• WHAT IS ASKED: Extract word for word the lines of the listing from its start to the line holding "const tCrit = 0.7071;", both ends kept; pictures are not part of the copy.

[Charts and diagrams as code]

⁂

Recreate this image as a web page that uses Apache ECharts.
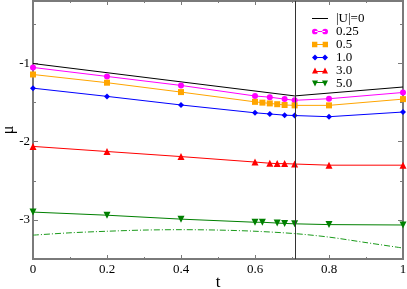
<!DOCTYPE html>
<html><head><meta charset="utf-8">
<script src="https://cdn.jsdelivr.net/npm/echarts@6/dist/echarts.min.js"></script>
<style>html,body{margin:0;padding:0;background:#fff}#c{width:407px;height:289px}</style>
</head><body><div id="c"></div>
<script>
const xTickValues = [0, 0.2, 0.4, 0.6, 0.8, 1];
const xMinorTicks = [0.1, 0.3, 0.5, 0.7, 0.9];
const yTickLabels = [-3, -2, -1];
const yMinorTicks = [-2.5, -1.5, -0.5];
const tCrit = 0.7071;

const names = ['|U|=0', '0.25', '0.5', '1.0', '3.0', '5.0'];
const t0 = [0, 0.7071, 1];
const mu0 = [-1.0, -1.414, -1.30];
const t025 = [0, 0.2, 0.4, 0.6, 0.64, 0.68, 0.7071, 0.8, 1];
const mu025 = [-1.05, -1.165, -1.28, -1.415, -1.43, -1.455, -1.47, -1.45, -1.37];
const t05 = [0, 0.2, 0.4, 0.6, 0.62, 0.64, 0.66, 0.68, 0.7071, 0.8, 1];
const mu05 = [-1.14, -1.245, -1.365, -1.49, -1.50, -1.51, -1.52, -1.53, -1.535, -1.535, -1.455];
const t10 = [0, 0.2, 0.4, 0.6, 0.64, 0.68, 0.7071, 0.8, 1];
const mu10 = [-1.315, -1.42, -1.53, -1.63, -1.645, -1.66, -1.665, -1.68, -1.62];
const t30 = [0, 0.2, 0.4, 0.6, 0.64, 0.66, 0.68, 0.7071, 0.8, 1];
const mu30 = [-2.06, -2.125, -2.19, -2.26, -2.275, -2.28, -2.28, -2.285, -2.30, -2.30];
const t50 = [0, 0.2, 0.4, 0.6, 0.62, 0.66, 0.68, 0.7071, 0.8, 1];
const mu50 = [-2.90, -2.94, -2.99, -3.03, -3.03, -3.04, -3.045, -3.05, -3.06, -3.065];
const tDD = [0, 0.1, 0.2, 0.3, 0.4, 0.5, 0.6, 0.7071, 0.8, 0.9, 1];
const muDD = [-3.195, -3.165, -3.145, -3.13, -3.125, -3.13, -3.145, -3.175, -3.22, -3.29, -3.36];

function pairs(t, m) { return t.map((v, i) => [v, m[i]]); }

const AX = '#7a7a7a';
const FONT = 'Liberation Serif';
const downTri = 'path://M0,0L10,0L5,9Z';

function xAx(pos, labels, minor) {
  return {
    type: 'value', position: pos, min: 0, max: 1, interval: 0.2,
    axisLine: { show: true, onZero: false, lineStyle: { color: AX, width: 2 } },
    axisTick: { show: true, inside: true, length: minor ? 2 : 4, customValues: minor ? xMinorTicks : xTickValues,
      lineStyle: { color: AX, width: 1 } },
    splitLine: { show: false },
    axisLabel: { show: labels, fontFamily: FONT, fontSize: 13, color: '#000', margin: 4,
      formatter: v => (v === 0 || v === 1) ? String(v) : v.toFixed(1) },
    name: labels ? 't' : '', nameLocation: 'middle', nameGap: 15, nameMoveOverlap: false,
    nameTextStyle: { fontFamily: FONT, fontSize: 17, color: '#000' }
  };
}
function yAx(pos, labels, minor) {
  return {
    type: 'value', position: pos, min: -3.5, max: -0.2,
    axisLine: { show: true, onZero: false, lineStyle: { color: AX, width: 2 } },
    axisTick: { show: true, inside: true, length: minor ? 3 : 5, customValues: minor ? yMinorTicks : yTickLabels,
      lineStyle: { color: AX, width: 1 } },
    splitLine: { show: false },
    axisLabel: { show: labels, customValues: yTickLabels, fontFamily: FONT, fontSize: 13, color: '#000', margin: 3 },
    name: labels ? 'μ' : '', nameLocation: 'middle', nameGap: 16, nameRotate: 90, nameMoveOverlap: false,
    nameTextStyle: { fontFamily: FONT, fontSize: 16, color: '#000' }
  };
}

function ser(name, data, color, symbol, size) {
  return {
    name: name, type: 'line', data: data, symbol: symbol, symbolSize: size,
    showSymbol: symbol !== 'none',
    lineStyle: { color: color, width: 1 }, itemStyle: { color: color },
    xAxisIndex: 0, yAxisIndex: 0, animation: false, z: 3
  };
}

const series = [
  Object.assign(ser(names[0], pairs(t0, mu0), '#000000', 'none', 0), {
    markLine: { silent: true, symbol: 'none', label: { show: false },
      lineStyle: { color: '#333', width: 1, type: 'solid' }, data: [{ xAxis: tCrit }] }
  }),
  ser(names[1], pairs(t025, mu025), '#ff00ff', 'circle', 6),
  ser(names[2], pairs(t05, mu05), '#ffa500', 'rect', 6),
  ser(names[3], pairs(t10, mu10), '#0000ff', 'diamond', 6),
  ser(names[4], pairs(t30, mu30), '#ff0000', 'triangle', 7),
  ser(names[5], pairs(t50, mu50), '#008000', downTri, 7),
  {
    name: 'dd', type: 'line', data: pairs(tDD, muDD), symbol: 'none', smooth: 0.3,
    lineStyle: { color: '#1a9a1a', width: 1, type: [6, 2, 1, 2] }, animation: false
  }
];

const icons = {
  '|U|=0': 'path://M0,0h0.01v0.01h-0.01ZM0,6h0.01v0.01h-0.01ZM0,2.5h16v1h-16Z',
  '0.25': 'path://M0.2,3a2.8,2.8 0 1,0 5.6,0a2.8,2.8 0 1,0 -5.6,0ZM10.2,3a2.8,2.8 0 1,0 5.6,0a2.8,2.8 0 1,0 -5.6,0ZM3,2.5h10v1h-10Z',
  '0.5': 'path://M0.5,0.5h5v5h-5ZM10.5,0.5h5v5h-5ZM3,2.5h10v1h-10Z',
  '1.0': 'path://M3,0L6,3L3,6L0,3ZM13,0L16,3L13,6L10,3ZM3,2.5h10v1h-10Z',
  '3.0': 'path://M3,0L6,6L0,6ZM13,0L16,6L10,6ZM3,3.5h10v1h-10Z',
  '5.0': 'path://M0,0L6,0L3,6ZM10,0L16,0L13,6ZM3,1.5h10v1h-10Z'
};

const chart = echarts.init(document.getElementById('c'), null, { renderer: 'canvas' });
chart.setOption({
  animation: false,
  backgroundColor: '#fff',
  grid: { left: 33, right: 4, top: 1, bottom: 30, containLabel: false, outerBoundsMode: 'none' },
  xAxis: [xAx('bottom', true, false), xAx('top', false, false), xAx('bottom', false, true), xAx('top', false, true)],
  yAxis: [yAx('left', true, false), yAx('right', false, false), yAx('left', false, true), yAx('right', false, true)],
  legend: {
    orient: 'vertical', left: 307, top: 7, itemWidth: 16, itemHeight: 6, itemGap: 0,
    textStyle: { fontFamily: FONT, fontSize: 13, color: '#000', lineHeight: 11.5, padding: [0, 0, 0, 3] },
    data: names.map(n => ({ name: n, icon: icons[n] }))
  },
  series: series
});
</script></body></html>
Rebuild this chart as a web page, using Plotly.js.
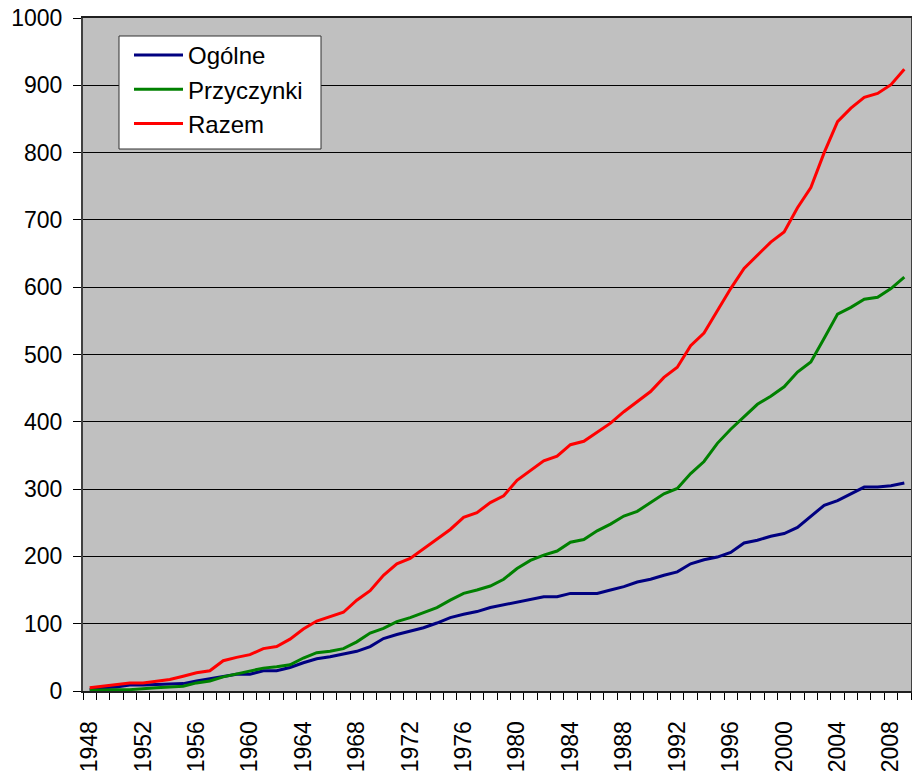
<!DOCTYPE html>
<html>
<head>
<meta charset="utf-8">
<script src="https://cdn.plot.ly/plotly-3.0.1.min.js"></script>
<style>html,body{margin:0;padding:0;background:#fff;}#chart{width:912px;height:771px;}</style>
</head>
<body>
<div id="chart"></div>
<script>
const years = [];
for (let y = 1948; y <= 2009; y++) years.push(y);

const ogolne = [2,5,6,9,9,10,10,11,15,18,22,25,25,30,30,35,42,48,51,55,59,66,78,84,89,94,101,109,114,118,124,128,
  132,135,140,140,145,145,145,150,155,162,166,172,177,189,195,199,206,220,224,230,234,243,260,276,283,293,303,303,305,309];
const przyczynki = [1,2,2,2,4,5,6,7,12,15,21,25,29,34,36,39,49,57,59,63,73,86,93,103,109,116,124,135,145,150,156,166,
  182,194,202,208,221,225,238,248,260,267,280,293,301,323,341,368,389,408,426,438,452,474,489,524,560,570,582,585,598,615];
const razem = [5,7,10,12,12,15,17,22,27,30,45,50,54,63,66,77,92,104,110,117,135,149,172,189,197,211,225,240,258,265,280,290,
  313,327,342,349,366,371,385,398,415,430,445,466,481,513,532,565,598,628,648,667,682,718,748,800,846,866,882,888,901,924];

const seriesNames = ['Ogólne', 'Przyczynki', 'Razem'];
const seriesColors = ['#000080', '#008000', '#ff0000'];
const seriesData = [ogolne, przyczynki, razem];

const labelYears = [];
for (let y = 1948; y <= 2008; y += 4) labelYears.push(y);

const traces = seriesData.map((d, i) => ({
  x: years, y: d, type: 'scatter', mode: 'lines', name: seriesNames[i],
  legendgroup: 'g' + i,
  line: {color: seriesColors[i], width: 3}
}));

// plot area: x 83..911, y 18..691 (px)
const px2x = p => (p - 83) / 828;
const px2y = p => (691 - p) / 673;

const layout = {
  width: 912, height: 771,
  margin: {l: 83, r: 1, t: 18, b: 80},
  paper_bgcolor: '#ffffff',
  plot_bgcolor: '#c0c0c0',
  font: {family: 'Liberation Sans, Arial, sans-serif', size: 23, color: '#000'},
  showlegend: true,
  legend: {
    x: px2x(129), y: px2y(33), xanchor: 'left', yanchor: 'top',
    bgcolor: 'rgba(0,0,0,0)', borderwidth: 0,
    font: {size: 24, color: '#000'},
    itemwidth: 49, tracegroupgap: 9, traceorder: 'normal'
  },
  shapes: [{
    type: 'rect', xref: 'paper', yref: 'paper',
    x0: px2x(119), x1: px2x(321), y0: px2y(149), y1: px2y(36),
    fillcolor: '#ffffff', line: {color: '#303030', width: 1}, layer: 'above'
  }],
  xaxis: {
    range: [1947.5, 2009.5],
    tickmode: 'array', tickvals: labelYears, ticktext: labelYears.map(String),
    tickangle: -90, ticks: '', ticklen: 0,
    ticklabelstandoff: 19,
    showgrid: false, zeroline: false,
    showline: true, linecolor: '#202020', linewidth: 2, mirror: true,
    minor: {tick0: 1947.5, dtick: 1, ticks: 'outside', ticklen: 7, tickcolor: '#000', tickwidth: 1, showgrid: false},
    tickfont: {size: 23}
  },
  yaxis: {
    range: [0, 1000], dtick: 100, tick0: 0,
    ticks: 'outside', ticklen: 8, tickcolor: '#000',
    ticklabelstandoff: 6,
    showgrid: true, gridcolor: '#000000', gridwidth: 1,
    zeroline: false,
    showline: true, linecolor: '#404040', linewidth: 2, mirror: true,
    tickfont: {size: 23}
  }
};

Plotly.newPlot('chart', traces, layout, {displayModeBar: false, staticPlot: true});
</script>
</body>
</html>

⁂

• EXERCISE RESULT:
Recreate this image as a web page that uses Apache ECharts.
<!DOCTYPE html>
<html><head><meta charset="utf-8">
<script src="https://cdn.jsdelivr.net/npm/echarts@6/dist/echarts.min.js"></script>
<style>html,body{margin:0;padding:0;background:#fff}#c{width:407px;height:289px}</style>
</head><body><div id="c"></div>
<script>
const xTickValues = [0, 0.2, 0.4, 0.6, 0.8, 1];
const xMinorTicks = [0.1, 0.3, 0.5, 0.7, 0.9];
const yTickLabels = [-3, -2, -1];
const yMinorTicks = [-2.5, -1.5, -0.5];
const tCrit = 0.7071;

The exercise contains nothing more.